The issue is whether the petitioner's current motion for "Vacatur of Judgment of Conviction," which is not explicitly styled as a petition for habeas corpus pursuant to § 2255, should be construed as one, such that it is "a second or successive petition" within the meaning of the § 2244. Where a petitioner has already had a § 2255 motion denied on the merits, a district court may construe the petitioner's subsequent post-conviction motions to vacate the petitioner's sentence as successive § 2255 petitions without providing the petitioner with prior notice and the opportunity to withdraw the subsequent post-conviction motion. Jiminian v. Nash, 245 F.3d 144, 148 (2d Cir. 2001) (Sotomayor, J.); see also Ching v. United States, 298 F.3d 174, 176 (2d Cir. 2002) (Sotomayor, J.).

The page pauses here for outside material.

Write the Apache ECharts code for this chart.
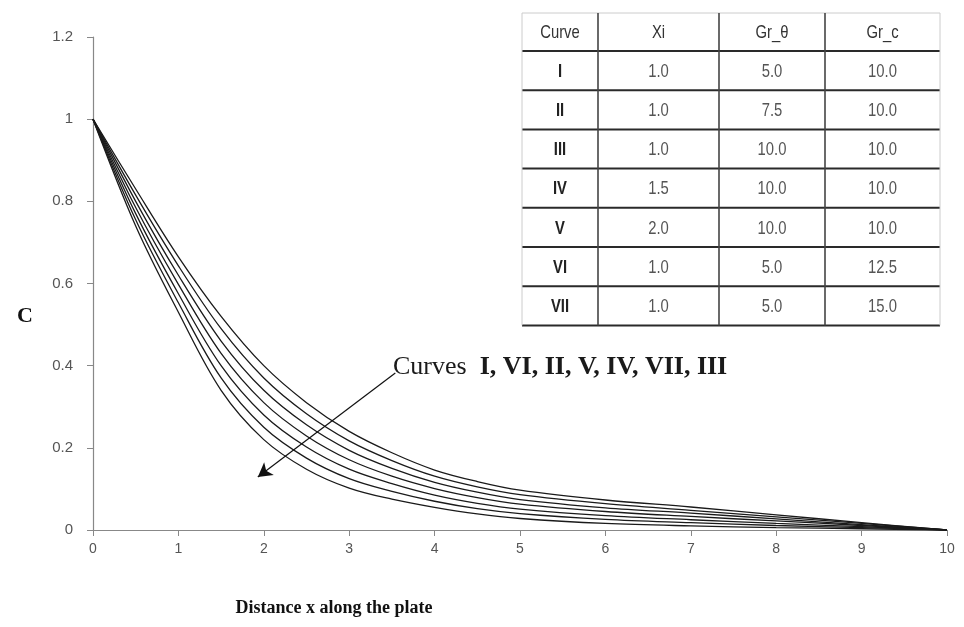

Our Court of Appeals has explained that "§ 2255 is generally the proper vehicle for a federal prisoner's challenge to his conviction and sentence, as it encompasses claims that 'the sentence was imposed in violation of the Constitution or laws of the United States, or that the court was without jurisdiction to impose such sentence, or that the sentence was in excess of the maximum authorized by law, or is otherwise subject to collateral attack.'" Jiminian, 245 F.3d at 146-47 (quoting 28 U.S.C. § 2255).
The current motion plainly seeks to attack the petitioner's underlying conviction. The petitioner argues in substance that his conviction was invalid "ab ovo" because the "interstate" element of the mail fraud statute, 18 U.S.C. § 1341, was not satisfied in this case. (Pet's. Mem. at 1-7.) The petitioner claims that the Court lacked jurisdiction over him, and asks for "vacatur of the [j]udgment of conviction and for vacatur of the underlying indictment." (Pet's Mem. at 10.) Because the petitioner's motion is in substance a collateral attack on his underlying conviction, it should be construed as a successive petition pursuant to § 2255, and transferred to the Court of Appeals pursuant to 28 U.S.C. § 1631 for a determination of whether the petitioner may proceed in this Court. Liriano, 95 F.3d at 123.
The Clerk of the Court is directed to transmit this Order and the attached motion to the Court of Appeals for the Second Circuit pusruant to 28 U.S.C. § 1631.